Bill Clinton Did Not Give a Feminist Speech

Bill Clinton

Rachel Maddow criticized it as "shocking and weird" to repeatedly call Hillary Clinton "a girl."

If you ask Rachel Maddow, the beginning of Bill Clinton's speech last night was a little "weird."

"The end of the speech was really good," Maddow analyzed on MSNBC immediately after Clinton finished talking. "I've got to say, the top of the speech I found shocking and weird."

Here's how Clinton started his story of meeting Hillary.

"In the spring of 1971 I met a girl," he opened, getting laughs.

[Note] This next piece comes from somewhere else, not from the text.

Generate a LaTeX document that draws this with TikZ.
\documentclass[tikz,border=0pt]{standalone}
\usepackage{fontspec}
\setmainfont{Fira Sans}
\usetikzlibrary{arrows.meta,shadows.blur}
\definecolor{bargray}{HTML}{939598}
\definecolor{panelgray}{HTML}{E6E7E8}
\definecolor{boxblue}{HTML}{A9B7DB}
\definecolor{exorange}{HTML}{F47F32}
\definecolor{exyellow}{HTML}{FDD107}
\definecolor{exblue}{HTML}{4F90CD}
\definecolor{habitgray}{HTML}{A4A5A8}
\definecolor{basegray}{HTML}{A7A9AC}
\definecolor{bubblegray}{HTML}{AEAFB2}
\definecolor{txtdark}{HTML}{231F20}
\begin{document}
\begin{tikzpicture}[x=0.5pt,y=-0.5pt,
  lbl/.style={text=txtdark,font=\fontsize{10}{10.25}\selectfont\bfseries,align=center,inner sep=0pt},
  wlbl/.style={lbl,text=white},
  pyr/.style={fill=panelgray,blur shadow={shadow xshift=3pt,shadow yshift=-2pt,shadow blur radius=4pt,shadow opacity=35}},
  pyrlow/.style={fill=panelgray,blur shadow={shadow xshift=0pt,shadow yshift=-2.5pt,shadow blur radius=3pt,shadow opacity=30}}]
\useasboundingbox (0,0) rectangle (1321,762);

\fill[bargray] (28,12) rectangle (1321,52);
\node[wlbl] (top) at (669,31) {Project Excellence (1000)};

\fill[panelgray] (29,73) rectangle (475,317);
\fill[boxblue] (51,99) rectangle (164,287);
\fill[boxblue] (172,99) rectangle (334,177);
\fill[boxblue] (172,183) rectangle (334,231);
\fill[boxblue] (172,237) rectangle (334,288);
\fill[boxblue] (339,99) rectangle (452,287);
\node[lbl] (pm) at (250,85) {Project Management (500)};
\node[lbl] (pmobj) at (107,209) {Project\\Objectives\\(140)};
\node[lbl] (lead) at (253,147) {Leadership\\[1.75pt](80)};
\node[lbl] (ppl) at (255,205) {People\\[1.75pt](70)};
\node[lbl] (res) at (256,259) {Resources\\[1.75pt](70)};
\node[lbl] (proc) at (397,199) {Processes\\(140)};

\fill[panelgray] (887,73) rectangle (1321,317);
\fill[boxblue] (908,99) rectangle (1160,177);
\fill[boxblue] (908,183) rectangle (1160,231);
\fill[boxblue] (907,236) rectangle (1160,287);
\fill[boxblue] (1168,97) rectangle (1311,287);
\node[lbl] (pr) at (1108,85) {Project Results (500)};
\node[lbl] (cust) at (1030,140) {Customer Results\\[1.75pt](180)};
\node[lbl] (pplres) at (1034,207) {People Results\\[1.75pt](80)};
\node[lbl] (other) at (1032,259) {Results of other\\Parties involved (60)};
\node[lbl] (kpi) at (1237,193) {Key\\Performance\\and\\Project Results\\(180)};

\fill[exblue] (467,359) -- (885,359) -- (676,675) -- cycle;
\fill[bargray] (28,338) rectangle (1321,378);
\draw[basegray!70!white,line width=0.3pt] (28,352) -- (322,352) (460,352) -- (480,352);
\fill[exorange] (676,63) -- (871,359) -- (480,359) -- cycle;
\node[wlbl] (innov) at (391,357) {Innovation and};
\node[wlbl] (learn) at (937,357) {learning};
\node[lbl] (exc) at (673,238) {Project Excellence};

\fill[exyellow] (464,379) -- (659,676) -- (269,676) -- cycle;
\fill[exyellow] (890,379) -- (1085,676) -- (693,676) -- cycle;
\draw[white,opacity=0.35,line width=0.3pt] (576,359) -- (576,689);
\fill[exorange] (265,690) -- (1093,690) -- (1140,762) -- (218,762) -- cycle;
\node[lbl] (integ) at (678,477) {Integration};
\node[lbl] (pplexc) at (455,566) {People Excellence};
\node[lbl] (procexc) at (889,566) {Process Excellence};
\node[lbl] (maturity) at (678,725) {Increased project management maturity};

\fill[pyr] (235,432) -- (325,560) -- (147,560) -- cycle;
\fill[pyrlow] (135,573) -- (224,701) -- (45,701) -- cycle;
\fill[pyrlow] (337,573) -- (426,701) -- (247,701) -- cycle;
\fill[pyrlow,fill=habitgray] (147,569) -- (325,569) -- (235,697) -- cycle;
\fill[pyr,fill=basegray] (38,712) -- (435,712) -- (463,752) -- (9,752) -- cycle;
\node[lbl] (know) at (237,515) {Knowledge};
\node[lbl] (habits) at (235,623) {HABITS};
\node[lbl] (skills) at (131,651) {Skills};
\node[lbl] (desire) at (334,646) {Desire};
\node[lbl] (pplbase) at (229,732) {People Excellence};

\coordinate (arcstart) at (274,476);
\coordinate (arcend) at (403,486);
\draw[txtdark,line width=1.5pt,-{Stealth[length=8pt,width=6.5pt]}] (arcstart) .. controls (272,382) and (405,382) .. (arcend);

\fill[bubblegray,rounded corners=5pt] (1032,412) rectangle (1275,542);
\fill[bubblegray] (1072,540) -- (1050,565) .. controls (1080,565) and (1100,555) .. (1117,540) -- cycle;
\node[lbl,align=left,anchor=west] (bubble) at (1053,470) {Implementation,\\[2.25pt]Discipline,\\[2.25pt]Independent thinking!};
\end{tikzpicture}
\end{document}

You do have to stop and think about why that's funny. Was it just charming? Was it cute to minimize Hillary Clinton as "a girl" because she's obviously so much more?

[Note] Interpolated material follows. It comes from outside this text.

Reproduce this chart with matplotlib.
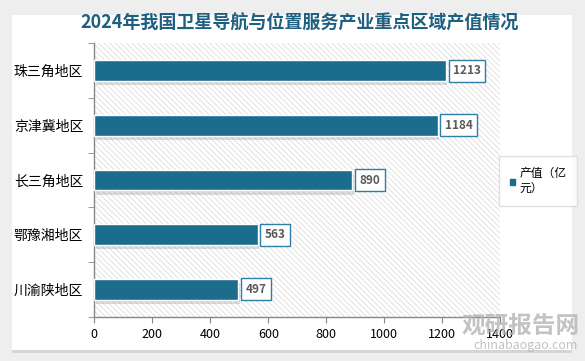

Then Bill Clinton talked about the thrill of his first sight of young Hillary Clinton.

"The first time I saw her we were, appropriately enough, in a class on political and civil rights," he said. "She had thick blond hair, big glasses, wore no makeup, and she had a sense of strength and self-possession that I found magnetic. After the class I followed her out, intending to introduce myself. I got close enough to touch her back, but I couldn't do it. Somehow I knew this would not be just another tap on the shoulder, that I might be starting something I couldn't stop."

Part of the awkwardness of that line -- "I might be starting something I couldn't stop" -- derives from the fact that Bill Clinton was once a famous philanderer. He started and stopped a lot of things, according to his accusers. But the male gaze of the entire speech was really what seemed to bother Maddow.

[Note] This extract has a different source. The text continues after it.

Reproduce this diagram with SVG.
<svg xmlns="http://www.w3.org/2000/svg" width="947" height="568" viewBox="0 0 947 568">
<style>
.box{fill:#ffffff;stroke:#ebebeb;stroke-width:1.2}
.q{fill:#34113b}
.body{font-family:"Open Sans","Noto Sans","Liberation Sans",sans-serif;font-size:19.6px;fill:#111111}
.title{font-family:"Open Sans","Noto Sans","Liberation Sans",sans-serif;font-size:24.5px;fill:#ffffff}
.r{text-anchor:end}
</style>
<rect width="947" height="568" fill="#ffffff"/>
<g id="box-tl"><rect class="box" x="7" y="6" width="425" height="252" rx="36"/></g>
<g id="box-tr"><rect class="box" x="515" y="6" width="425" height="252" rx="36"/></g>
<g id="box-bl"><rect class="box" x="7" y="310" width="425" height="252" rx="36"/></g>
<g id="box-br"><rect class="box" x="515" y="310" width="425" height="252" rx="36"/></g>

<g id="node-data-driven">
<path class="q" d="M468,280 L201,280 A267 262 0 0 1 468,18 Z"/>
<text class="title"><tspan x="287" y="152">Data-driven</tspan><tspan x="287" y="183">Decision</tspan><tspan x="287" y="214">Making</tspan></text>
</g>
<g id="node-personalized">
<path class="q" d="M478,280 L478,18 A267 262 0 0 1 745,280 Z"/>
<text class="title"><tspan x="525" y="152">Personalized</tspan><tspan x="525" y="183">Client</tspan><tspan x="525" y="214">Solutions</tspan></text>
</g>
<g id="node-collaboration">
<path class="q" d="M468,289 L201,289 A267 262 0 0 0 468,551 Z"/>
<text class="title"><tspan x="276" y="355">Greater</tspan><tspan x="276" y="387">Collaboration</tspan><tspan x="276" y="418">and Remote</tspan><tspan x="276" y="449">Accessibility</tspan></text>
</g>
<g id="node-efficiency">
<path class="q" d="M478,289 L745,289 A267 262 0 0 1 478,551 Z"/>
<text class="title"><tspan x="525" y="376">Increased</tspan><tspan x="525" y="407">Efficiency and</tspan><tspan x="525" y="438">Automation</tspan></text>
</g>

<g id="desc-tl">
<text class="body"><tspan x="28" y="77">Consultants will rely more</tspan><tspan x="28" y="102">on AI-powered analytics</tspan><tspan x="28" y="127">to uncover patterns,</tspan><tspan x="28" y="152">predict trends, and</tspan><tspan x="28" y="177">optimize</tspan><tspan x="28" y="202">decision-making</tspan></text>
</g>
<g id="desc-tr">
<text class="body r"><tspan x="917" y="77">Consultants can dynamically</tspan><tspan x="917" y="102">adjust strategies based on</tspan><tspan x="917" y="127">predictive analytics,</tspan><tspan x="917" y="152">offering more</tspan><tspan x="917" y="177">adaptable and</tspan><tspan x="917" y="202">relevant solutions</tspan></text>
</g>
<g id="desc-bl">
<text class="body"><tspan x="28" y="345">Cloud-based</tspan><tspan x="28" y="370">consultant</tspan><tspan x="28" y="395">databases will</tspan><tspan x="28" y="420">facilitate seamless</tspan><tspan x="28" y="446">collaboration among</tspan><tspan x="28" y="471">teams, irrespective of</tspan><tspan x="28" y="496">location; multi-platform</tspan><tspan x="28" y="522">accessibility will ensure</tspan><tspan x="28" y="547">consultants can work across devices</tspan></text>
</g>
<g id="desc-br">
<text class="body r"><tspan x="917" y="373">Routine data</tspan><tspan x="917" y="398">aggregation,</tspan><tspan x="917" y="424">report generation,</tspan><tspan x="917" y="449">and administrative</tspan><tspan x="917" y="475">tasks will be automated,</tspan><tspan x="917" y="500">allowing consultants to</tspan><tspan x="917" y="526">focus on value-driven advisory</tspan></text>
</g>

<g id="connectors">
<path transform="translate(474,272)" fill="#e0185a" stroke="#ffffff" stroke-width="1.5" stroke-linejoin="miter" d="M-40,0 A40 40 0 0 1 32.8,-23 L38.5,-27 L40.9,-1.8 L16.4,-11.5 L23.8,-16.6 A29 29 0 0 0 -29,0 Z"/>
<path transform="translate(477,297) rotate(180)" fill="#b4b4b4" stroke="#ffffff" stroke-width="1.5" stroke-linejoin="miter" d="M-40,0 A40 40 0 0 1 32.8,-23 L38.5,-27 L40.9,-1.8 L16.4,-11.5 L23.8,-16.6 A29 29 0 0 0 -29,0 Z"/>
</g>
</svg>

After all, it was a speech delivered from a very male perspective on the day history was made for women. Maddow called it "a controversial way to start."

She took issue with referring to Hillary Clinton as "the girl, a girl" and "leading with this long story about him being attracted to an unnamed girl and thinking about whether he was starting something he couldn't finish."

Maddow said Bill Clinton was "building her whole political story, the whole first half of the speech, around her marriage to him. Unless there were worries this was going to be too feminist a convention, that was not a feminist way to start."

As you might expect, none of the men on set agreed with Maddow. Her analysis was met largely with confusion by Brian Williams, Chuck Todd, and Lawrence O'Donnell -- who said he did "get" what Maddow was saying but felt the audience Bill Clinton was targeting wouldn't be bothered by its lack of feminism.

Finally, after a few minutes MSNBC found another woman who Maddow could check in with -- former Republican strategist Nicolle Wallace, who agreed it was off-putting. Wallace suggested men might have heard the speech entirely differently from some women.